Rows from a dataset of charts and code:

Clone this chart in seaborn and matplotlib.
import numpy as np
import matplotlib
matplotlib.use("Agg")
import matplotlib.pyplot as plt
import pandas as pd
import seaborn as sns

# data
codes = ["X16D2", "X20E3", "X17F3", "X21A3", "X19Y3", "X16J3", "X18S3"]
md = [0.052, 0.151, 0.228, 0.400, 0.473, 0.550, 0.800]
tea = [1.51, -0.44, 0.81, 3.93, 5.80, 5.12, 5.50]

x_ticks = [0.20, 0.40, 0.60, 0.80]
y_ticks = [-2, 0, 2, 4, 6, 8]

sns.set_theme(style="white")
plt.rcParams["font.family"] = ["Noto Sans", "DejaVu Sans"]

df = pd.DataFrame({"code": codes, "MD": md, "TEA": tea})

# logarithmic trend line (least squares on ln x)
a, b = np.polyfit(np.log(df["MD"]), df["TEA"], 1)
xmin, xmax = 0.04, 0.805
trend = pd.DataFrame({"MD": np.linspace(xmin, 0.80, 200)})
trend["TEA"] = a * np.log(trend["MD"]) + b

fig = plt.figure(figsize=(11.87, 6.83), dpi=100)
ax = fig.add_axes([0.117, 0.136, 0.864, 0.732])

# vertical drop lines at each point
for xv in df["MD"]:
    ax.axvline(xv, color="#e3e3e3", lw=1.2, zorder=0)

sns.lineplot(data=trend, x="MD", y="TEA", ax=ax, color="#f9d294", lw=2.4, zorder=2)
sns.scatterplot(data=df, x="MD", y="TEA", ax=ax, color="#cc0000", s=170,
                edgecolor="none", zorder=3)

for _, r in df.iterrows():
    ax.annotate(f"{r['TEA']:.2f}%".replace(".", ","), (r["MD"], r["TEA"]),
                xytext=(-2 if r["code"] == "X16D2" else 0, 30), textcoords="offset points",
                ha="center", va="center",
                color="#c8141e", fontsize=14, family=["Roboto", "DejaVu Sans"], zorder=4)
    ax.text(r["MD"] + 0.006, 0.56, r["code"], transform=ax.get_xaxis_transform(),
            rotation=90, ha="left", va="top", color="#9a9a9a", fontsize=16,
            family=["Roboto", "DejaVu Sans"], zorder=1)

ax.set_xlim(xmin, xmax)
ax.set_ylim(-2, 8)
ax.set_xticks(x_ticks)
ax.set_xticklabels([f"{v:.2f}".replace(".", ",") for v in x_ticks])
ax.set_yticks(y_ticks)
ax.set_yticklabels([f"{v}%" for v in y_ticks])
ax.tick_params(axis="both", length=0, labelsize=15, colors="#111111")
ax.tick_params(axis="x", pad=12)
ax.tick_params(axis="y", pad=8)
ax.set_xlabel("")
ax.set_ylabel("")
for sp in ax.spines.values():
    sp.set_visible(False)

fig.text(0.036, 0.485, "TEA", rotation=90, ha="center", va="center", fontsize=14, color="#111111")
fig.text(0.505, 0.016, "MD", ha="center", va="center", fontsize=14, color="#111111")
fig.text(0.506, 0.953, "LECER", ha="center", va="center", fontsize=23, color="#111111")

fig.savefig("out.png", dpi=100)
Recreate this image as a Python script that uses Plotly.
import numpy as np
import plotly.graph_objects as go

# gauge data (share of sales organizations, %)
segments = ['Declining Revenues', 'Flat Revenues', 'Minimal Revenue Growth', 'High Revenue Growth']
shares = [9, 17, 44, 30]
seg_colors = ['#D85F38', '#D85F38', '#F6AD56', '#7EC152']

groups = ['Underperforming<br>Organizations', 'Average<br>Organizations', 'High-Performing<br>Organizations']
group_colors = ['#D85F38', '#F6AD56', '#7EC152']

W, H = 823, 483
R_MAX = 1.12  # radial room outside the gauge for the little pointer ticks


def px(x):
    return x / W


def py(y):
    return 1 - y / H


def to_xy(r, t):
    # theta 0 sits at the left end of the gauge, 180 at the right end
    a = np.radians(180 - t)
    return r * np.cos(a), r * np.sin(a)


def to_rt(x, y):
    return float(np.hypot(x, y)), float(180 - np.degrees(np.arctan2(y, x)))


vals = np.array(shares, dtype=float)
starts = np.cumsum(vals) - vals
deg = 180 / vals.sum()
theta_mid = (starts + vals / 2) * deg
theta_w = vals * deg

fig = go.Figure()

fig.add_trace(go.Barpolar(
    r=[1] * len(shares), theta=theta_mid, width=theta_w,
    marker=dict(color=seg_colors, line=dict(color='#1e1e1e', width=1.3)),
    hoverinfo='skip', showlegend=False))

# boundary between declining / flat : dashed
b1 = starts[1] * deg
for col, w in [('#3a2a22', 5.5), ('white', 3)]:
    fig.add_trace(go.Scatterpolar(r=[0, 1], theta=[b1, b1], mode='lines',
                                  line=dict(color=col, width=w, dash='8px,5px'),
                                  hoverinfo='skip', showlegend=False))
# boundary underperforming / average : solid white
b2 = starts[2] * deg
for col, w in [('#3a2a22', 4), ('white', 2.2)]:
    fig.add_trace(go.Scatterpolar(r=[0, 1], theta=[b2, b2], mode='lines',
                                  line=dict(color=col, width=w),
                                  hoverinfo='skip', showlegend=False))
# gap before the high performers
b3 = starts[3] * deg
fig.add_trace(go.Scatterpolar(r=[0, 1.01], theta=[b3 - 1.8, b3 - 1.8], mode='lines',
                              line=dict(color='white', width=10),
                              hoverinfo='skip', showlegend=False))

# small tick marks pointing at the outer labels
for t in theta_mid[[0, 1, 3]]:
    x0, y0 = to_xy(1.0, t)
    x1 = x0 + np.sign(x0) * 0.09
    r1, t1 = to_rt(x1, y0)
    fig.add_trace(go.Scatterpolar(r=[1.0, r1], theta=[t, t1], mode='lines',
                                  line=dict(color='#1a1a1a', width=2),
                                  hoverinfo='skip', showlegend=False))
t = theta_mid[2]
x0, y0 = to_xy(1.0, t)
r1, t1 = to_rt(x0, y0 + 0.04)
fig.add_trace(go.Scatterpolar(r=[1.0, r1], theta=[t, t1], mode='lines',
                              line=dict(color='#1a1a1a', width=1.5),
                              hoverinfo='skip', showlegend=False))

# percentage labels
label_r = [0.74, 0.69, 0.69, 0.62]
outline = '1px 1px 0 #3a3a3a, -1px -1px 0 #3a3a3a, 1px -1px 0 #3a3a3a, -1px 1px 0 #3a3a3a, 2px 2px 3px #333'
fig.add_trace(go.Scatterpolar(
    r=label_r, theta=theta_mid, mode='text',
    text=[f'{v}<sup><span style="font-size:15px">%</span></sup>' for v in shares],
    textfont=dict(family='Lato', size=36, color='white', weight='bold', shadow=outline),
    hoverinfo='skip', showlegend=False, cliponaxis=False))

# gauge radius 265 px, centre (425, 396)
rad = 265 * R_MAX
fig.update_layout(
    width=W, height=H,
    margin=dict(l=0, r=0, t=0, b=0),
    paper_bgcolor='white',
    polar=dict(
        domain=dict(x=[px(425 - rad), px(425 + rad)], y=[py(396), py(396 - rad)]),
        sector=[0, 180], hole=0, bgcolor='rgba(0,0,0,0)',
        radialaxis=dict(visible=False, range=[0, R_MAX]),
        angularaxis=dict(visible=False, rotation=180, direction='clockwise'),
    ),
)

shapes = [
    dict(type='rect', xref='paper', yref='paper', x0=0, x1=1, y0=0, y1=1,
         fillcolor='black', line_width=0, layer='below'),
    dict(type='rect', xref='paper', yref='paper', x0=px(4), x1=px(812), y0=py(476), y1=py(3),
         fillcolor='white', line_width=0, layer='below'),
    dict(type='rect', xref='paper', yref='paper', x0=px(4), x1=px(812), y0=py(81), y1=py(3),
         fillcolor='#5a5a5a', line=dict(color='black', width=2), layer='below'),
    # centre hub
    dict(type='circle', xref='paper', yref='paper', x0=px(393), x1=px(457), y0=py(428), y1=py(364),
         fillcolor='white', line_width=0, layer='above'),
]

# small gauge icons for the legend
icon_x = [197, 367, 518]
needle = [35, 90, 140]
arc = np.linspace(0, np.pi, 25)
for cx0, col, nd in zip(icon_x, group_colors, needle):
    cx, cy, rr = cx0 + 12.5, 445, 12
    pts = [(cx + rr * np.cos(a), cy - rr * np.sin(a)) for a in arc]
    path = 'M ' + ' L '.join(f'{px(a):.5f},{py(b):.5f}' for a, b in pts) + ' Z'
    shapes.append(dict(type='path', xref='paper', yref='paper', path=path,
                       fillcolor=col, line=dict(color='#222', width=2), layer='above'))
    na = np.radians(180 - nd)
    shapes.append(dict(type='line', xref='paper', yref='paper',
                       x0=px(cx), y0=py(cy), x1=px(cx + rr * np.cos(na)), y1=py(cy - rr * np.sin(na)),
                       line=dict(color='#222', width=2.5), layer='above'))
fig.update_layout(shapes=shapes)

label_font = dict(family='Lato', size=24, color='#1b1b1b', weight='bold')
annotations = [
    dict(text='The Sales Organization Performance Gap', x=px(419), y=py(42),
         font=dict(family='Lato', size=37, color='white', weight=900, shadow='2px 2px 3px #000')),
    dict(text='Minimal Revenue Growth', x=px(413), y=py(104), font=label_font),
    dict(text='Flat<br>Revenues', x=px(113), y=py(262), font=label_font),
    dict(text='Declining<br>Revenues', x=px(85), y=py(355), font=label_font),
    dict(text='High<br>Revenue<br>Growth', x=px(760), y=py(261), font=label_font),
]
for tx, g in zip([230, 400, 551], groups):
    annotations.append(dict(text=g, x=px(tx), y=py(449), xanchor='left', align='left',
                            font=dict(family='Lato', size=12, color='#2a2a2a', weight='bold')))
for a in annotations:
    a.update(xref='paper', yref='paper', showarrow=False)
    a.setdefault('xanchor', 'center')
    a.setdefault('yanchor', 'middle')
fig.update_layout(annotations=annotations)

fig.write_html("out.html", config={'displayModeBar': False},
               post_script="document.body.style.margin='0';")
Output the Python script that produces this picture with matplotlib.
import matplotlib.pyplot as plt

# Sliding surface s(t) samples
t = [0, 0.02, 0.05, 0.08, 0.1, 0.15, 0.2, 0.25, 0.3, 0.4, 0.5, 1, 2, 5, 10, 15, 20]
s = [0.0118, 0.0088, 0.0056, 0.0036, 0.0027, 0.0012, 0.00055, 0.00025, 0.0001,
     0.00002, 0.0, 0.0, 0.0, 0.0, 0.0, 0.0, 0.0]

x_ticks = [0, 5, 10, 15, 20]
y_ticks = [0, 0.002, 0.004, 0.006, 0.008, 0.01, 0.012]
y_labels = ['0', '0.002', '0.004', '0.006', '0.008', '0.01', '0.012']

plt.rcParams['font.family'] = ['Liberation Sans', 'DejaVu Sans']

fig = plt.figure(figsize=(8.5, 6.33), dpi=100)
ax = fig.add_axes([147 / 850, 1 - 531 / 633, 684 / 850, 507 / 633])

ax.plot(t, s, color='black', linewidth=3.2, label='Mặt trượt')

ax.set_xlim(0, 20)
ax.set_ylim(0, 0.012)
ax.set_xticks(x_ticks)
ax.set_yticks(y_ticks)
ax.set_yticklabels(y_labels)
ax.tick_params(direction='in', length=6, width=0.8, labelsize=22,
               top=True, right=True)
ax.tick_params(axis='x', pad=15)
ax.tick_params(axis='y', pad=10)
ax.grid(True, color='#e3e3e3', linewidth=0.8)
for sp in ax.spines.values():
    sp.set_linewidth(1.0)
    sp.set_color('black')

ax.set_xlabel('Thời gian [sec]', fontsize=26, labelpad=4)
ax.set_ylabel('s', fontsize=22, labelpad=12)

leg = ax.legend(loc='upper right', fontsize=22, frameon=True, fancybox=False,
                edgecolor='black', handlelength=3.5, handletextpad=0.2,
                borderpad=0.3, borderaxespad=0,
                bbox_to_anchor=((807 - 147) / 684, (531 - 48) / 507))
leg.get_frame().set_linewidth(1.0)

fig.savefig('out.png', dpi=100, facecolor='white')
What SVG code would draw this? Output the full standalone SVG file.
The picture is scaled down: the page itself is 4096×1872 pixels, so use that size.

**TASK STATEMENT**
Copy exactly the lines that run from the first line of the data to the line containing "import seaborn as sns", please, with both ends included and nothing else.

**RESPONSE FOR THIS EXERCISE**
Clone this chart in seaborn and matplotlib.
import numpy as np
import matplotlib
matplotlib.use("Agg")
import matplotlib.pyplot as plt
import pandas as pd
import seaborn as sns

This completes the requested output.